JOB -> Select the lines below containing the word "this".

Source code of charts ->
________________________________________

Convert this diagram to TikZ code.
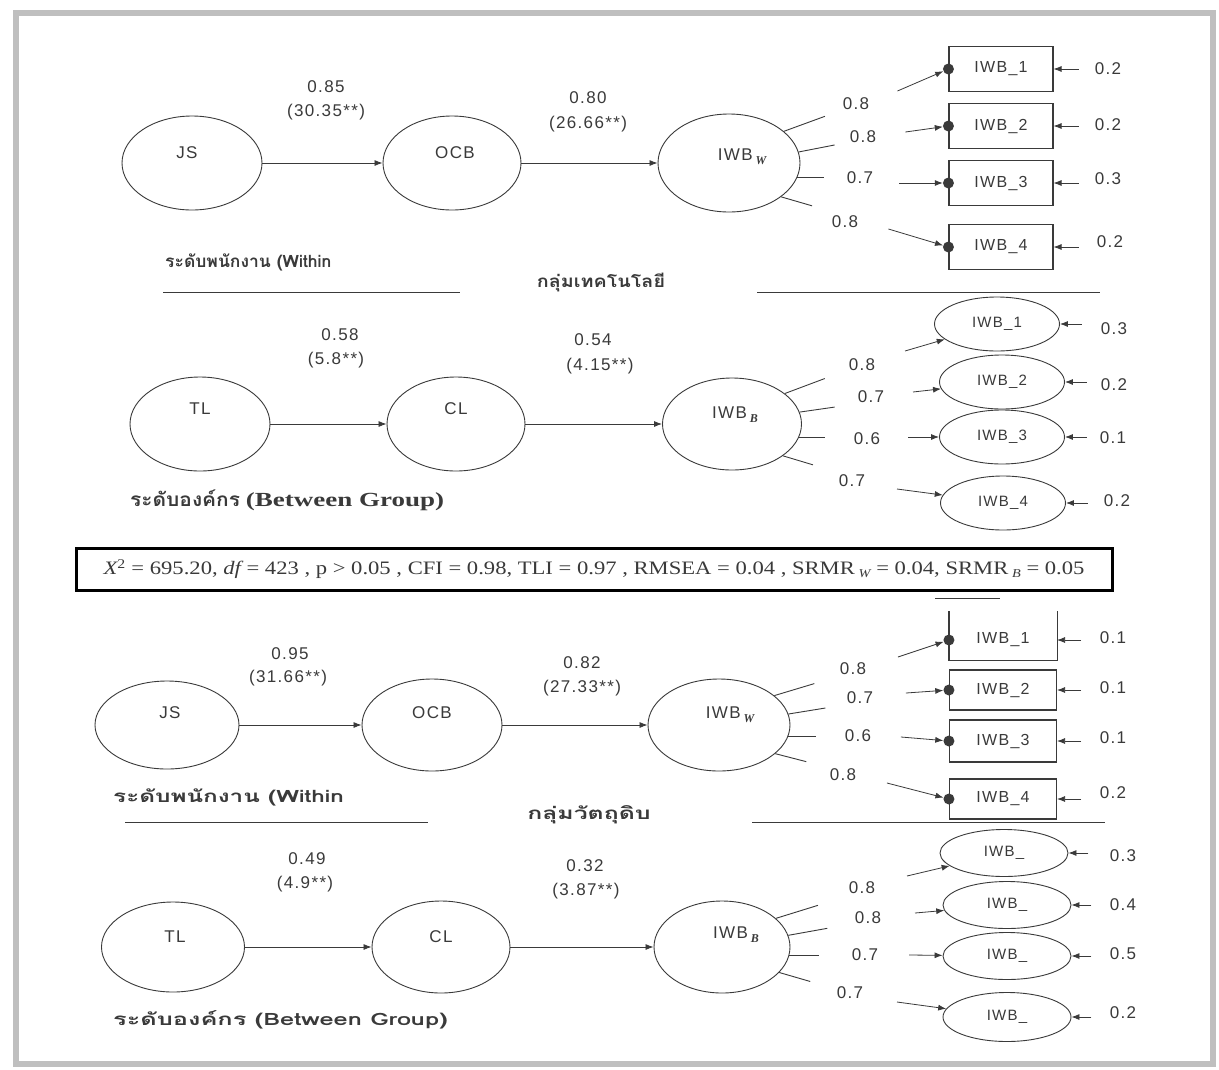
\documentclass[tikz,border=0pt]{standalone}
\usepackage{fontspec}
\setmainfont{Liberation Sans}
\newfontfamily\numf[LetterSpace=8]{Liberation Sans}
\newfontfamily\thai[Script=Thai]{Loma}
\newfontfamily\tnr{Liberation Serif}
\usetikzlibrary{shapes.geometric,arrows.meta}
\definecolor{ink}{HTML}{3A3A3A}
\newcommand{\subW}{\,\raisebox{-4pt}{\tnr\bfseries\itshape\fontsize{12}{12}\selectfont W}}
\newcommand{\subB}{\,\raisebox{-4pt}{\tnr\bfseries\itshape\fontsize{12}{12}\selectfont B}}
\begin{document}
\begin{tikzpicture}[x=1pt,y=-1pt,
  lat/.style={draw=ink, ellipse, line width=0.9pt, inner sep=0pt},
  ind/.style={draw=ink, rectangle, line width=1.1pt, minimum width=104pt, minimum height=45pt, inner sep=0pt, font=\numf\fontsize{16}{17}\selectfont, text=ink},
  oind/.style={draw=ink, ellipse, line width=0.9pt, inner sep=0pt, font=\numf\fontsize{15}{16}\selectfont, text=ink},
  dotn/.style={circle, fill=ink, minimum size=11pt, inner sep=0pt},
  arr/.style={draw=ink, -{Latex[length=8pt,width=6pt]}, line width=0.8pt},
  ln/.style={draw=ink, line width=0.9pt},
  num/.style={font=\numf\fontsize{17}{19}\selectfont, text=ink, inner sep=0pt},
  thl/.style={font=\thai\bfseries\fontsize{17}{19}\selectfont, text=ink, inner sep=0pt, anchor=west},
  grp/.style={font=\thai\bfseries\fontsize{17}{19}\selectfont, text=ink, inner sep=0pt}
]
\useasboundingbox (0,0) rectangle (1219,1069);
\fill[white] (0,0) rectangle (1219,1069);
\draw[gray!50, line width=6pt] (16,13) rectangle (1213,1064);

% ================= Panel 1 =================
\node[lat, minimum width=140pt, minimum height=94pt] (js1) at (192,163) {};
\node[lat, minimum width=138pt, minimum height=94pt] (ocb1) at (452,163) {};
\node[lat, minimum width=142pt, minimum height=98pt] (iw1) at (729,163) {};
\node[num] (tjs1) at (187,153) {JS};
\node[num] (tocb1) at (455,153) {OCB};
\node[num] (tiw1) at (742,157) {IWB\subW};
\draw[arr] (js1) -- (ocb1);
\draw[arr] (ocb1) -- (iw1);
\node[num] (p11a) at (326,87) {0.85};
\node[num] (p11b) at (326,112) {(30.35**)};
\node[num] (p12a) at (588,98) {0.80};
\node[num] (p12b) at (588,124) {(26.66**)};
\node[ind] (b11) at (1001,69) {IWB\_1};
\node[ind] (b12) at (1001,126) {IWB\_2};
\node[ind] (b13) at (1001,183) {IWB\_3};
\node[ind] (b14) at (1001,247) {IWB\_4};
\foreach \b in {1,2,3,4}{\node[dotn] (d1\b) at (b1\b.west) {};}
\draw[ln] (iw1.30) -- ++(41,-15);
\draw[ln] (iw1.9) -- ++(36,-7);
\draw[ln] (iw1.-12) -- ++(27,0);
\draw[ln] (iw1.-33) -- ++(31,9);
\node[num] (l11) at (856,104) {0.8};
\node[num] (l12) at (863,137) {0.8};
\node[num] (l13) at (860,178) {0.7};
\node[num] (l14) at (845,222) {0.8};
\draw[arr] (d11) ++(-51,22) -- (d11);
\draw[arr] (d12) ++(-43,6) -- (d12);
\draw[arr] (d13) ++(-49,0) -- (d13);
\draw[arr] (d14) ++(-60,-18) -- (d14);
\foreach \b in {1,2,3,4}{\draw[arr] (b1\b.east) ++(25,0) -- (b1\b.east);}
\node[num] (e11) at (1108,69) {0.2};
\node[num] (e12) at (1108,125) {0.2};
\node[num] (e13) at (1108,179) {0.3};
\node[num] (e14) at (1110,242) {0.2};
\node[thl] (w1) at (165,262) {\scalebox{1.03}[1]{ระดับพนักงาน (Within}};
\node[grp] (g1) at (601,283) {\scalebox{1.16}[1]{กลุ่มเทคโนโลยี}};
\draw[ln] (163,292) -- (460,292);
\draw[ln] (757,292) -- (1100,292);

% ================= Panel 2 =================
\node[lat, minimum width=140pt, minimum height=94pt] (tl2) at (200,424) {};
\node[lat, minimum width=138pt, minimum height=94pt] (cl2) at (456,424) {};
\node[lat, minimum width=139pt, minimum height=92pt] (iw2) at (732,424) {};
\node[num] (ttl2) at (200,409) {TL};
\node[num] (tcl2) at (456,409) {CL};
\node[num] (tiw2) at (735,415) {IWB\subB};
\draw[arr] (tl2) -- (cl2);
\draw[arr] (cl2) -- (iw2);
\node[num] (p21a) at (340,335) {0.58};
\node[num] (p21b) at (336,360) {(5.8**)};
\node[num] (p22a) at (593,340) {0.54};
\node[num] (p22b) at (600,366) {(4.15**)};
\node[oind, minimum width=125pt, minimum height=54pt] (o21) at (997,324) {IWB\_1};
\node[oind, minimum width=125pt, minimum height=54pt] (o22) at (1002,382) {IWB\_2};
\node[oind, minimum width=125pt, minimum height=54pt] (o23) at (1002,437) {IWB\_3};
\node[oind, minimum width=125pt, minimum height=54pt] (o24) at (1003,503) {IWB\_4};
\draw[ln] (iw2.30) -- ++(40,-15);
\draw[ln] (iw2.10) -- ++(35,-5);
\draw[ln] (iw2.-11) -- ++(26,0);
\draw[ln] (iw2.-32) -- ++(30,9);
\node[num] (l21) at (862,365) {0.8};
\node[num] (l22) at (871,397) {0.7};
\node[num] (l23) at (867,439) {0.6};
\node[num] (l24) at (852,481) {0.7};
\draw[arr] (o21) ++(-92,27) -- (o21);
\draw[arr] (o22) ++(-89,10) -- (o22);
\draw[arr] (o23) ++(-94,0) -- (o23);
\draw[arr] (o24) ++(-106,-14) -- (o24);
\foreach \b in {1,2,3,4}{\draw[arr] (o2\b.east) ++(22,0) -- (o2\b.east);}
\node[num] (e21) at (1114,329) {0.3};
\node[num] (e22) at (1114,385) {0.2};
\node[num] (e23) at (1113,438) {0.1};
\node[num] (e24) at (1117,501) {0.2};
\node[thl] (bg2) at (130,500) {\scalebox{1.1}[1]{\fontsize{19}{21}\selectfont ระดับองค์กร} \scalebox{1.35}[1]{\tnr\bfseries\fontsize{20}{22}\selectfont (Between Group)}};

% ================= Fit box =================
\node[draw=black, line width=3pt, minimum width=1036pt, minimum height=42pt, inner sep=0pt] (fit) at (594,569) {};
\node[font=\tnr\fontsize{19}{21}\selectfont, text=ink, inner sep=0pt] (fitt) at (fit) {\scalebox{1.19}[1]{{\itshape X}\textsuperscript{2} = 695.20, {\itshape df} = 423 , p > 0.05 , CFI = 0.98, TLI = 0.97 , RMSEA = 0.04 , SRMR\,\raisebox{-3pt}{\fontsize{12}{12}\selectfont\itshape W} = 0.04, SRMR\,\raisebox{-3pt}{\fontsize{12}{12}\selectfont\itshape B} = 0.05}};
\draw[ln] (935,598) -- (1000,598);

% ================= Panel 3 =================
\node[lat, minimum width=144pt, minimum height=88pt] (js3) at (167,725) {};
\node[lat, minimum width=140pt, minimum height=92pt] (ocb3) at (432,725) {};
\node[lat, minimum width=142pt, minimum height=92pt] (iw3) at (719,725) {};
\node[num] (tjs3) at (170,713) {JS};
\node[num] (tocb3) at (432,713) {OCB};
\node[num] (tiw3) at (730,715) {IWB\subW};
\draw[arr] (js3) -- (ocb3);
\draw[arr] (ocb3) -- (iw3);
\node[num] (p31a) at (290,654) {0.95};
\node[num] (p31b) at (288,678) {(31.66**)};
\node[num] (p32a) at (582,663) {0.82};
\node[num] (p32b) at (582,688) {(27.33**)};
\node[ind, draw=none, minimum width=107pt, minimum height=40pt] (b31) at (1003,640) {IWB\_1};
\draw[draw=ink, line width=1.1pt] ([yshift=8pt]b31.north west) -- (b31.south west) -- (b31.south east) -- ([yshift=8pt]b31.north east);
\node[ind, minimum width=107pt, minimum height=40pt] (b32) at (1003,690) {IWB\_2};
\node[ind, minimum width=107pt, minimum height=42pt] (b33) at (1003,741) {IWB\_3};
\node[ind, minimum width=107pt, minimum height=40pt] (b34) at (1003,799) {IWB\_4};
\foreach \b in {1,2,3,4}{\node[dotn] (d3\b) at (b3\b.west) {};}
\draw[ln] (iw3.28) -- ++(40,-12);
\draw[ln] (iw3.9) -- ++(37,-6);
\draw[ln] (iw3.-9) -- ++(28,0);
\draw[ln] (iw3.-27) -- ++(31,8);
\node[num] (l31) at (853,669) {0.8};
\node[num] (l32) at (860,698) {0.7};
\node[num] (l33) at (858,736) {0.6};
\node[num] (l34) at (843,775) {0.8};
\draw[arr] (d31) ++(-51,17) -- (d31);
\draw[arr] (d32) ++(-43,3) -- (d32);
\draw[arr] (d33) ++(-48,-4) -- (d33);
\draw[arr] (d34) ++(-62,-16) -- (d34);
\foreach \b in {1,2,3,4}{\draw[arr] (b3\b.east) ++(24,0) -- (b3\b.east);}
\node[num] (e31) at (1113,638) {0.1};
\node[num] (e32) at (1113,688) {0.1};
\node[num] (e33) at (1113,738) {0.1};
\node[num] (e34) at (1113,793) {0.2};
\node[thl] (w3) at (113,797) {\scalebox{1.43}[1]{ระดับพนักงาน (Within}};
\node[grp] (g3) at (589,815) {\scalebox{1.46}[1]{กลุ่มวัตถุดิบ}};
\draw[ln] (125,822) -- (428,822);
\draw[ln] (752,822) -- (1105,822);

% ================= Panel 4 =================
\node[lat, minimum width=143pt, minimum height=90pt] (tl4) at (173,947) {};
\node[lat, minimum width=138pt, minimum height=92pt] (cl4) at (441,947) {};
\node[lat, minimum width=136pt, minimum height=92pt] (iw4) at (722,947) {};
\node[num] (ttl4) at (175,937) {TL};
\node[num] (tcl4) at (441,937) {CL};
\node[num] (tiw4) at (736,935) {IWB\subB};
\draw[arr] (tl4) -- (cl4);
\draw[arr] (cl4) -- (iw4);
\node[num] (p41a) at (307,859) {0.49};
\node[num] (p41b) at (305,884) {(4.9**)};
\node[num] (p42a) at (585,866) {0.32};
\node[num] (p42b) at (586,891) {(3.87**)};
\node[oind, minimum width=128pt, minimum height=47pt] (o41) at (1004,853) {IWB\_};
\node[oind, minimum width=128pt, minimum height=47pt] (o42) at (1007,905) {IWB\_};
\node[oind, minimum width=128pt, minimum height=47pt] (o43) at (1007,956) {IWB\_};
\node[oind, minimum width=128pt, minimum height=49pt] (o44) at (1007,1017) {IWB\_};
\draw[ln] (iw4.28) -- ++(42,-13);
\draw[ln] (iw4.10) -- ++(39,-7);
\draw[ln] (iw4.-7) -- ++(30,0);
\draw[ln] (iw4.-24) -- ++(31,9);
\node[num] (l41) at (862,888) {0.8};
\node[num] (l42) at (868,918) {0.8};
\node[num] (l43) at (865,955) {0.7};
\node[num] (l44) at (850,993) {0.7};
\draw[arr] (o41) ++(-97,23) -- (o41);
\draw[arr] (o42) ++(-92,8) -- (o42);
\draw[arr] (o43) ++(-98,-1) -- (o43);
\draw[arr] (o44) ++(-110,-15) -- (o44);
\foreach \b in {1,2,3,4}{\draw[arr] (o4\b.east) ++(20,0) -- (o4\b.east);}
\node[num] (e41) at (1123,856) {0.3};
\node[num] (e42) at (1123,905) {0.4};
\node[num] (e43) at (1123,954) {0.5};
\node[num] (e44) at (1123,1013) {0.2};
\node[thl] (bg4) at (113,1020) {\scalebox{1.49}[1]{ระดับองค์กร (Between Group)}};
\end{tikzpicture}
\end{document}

________________________________________

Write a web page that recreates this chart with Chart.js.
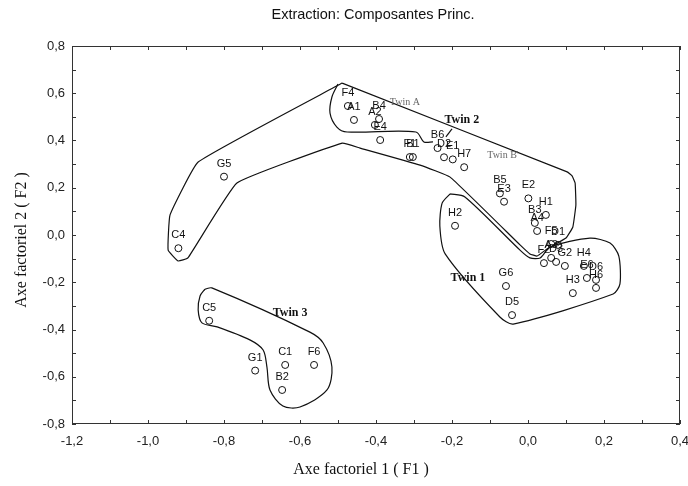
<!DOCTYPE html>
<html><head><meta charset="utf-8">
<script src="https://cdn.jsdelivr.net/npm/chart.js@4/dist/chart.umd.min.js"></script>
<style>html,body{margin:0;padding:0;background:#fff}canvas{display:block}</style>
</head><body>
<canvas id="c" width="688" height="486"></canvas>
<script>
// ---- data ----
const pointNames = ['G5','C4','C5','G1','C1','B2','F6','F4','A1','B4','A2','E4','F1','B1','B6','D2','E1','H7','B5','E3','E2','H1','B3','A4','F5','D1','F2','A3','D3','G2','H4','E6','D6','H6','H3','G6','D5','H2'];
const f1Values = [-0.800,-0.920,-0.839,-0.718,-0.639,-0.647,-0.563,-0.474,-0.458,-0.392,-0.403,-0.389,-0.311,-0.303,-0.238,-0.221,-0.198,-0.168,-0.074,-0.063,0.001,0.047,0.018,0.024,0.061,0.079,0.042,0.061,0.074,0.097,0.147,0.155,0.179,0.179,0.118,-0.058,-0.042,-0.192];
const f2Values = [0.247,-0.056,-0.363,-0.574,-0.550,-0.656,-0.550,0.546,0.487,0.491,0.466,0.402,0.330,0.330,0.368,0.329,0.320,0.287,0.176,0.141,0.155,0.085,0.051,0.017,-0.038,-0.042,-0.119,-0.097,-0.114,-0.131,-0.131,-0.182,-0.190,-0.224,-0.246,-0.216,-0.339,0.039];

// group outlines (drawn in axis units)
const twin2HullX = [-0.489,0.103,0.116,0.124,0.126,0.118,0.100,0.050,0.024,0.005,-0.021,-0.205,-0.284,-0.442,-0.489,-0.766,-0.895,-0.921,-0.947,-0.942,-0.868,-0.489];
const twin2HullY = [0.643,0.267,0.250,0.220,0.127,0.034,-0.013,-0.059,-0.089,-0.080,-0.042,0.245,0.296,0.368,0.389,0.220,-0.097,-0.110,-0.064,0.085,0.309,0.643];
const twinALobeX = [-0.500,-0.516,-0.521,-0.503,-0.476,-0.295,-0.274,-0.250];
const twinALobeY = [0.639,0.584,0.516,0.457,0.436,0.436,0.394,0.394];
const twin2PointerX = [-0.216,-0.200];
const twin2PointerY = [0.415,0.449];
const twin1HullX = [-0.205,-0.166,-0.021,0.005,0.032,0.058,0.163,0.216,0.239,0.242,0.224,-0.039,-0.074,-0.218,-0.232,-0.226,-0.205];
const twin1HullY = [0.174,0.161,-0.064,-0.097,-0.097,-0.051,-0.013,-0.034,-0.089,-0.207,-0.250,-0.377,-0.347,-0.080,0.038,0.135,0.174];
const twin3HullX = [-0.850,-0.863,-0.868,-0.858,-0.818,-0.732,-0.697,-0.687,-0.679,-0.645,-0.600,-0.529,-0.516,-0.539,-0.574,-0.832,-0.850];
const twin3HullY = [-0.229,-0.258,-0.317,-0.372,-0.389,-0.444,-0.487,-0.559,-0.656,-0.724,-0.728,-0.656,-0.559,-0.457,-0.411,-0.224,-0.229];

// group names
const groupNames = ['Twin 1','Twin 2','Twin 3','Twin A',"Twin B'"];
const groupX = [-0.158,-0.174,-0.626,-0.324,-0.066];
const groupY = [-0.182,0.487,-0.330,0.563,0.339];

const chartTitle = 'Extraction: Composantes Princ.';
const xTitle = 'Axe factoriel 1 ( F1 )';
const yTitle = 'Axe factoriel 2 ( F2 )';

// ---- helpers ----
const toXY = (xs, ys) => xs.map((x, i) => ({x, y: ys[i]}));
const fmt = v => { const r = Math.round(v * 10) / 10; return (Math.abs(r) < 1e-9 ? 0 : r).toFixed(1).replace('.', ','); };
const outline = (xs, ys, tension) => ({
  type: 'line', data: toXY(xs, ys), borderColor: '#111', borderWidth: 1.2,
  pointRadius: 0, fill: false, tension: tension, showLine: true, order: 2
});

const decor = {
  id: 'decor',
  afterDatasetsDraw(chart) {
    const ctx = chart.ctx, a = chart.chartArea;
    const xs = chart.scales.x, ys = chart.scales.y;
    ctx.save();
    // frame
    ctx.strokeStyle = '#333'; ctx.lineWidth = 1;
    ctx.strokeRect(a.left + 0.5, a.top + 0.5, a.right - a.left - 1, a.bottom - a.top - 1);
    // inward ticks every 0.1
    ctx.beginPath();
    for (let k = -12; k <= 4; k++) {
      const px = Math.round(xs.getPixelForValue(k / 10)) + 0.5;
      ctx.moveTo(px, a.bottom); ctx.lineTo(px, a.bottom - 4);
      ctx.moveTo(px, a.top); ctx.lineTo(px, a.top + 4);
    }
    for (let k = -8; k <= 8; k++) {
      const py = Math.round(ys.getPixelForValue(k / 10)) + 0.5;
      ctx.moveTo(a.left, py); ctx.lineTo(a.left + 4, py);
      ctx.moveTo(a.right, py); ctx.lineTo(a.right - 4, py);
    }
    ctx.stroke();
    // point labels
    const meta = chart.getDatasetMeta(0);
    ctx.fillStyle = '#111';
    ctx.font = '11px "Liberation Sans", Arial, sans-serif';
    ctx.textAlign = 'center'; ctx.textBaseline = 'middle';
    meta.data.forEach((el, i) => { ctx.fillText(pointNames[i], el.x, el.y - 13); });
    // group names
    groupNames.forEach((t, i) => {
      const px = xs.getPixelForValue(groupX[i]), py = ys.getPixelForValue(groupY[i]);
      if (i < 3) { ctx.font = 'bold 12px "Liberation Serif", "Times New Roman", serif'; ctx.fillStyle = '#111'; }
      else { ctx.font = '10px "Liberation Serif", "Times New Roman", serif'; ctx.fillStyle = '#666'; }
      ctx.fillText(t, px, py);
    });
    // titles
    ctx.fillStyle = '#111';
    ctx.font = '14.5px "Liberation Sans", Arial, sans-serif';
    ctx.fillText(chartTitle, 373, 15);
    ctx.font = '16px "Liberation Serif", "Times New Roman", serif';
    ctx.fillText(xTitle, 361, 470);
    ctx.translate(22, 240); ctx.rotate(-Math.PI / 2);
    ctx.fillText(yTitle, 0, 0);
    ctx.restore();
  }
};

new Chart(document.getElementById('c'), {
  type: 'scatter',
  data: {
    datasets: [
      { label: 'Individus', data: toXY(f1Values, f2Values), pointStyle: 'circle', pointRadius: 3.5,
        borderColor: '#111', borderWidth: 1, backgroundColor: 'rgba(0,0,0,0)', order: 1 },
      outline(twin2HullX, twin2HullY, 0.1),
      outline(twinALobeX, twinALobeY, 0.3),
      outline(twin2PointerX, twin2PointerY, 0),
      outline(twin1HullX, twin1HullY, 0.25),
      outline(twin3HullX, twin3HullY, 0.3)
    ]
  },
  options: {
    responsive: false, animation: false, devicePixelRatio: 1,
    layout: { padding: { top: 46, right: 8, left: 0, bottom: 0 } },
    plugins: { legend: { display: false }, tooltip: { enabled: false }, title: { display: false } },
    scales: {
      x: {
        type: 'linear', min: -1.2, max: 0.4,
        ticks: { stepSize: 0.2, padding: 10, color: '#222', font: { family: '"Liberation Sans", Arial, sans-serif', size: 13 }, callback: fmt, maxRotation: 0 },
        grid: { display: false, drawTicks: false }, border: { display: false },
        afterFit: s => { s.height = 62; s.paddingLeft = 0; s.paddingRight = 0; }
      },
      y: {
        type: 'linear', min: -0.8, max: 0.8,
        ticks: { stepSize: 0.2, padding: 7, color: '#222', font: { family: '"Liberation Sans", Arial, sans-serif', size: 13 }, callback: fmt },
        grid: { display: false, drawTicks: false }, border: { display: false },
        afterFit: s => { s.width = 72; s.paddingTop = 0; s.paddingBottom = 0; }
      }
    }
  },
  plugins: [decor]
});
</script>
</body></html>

________________________________________

FINAL ANSWER ->
Convert this diagram to TikZ code.
Write a web page that recreates this chart with Chart.js.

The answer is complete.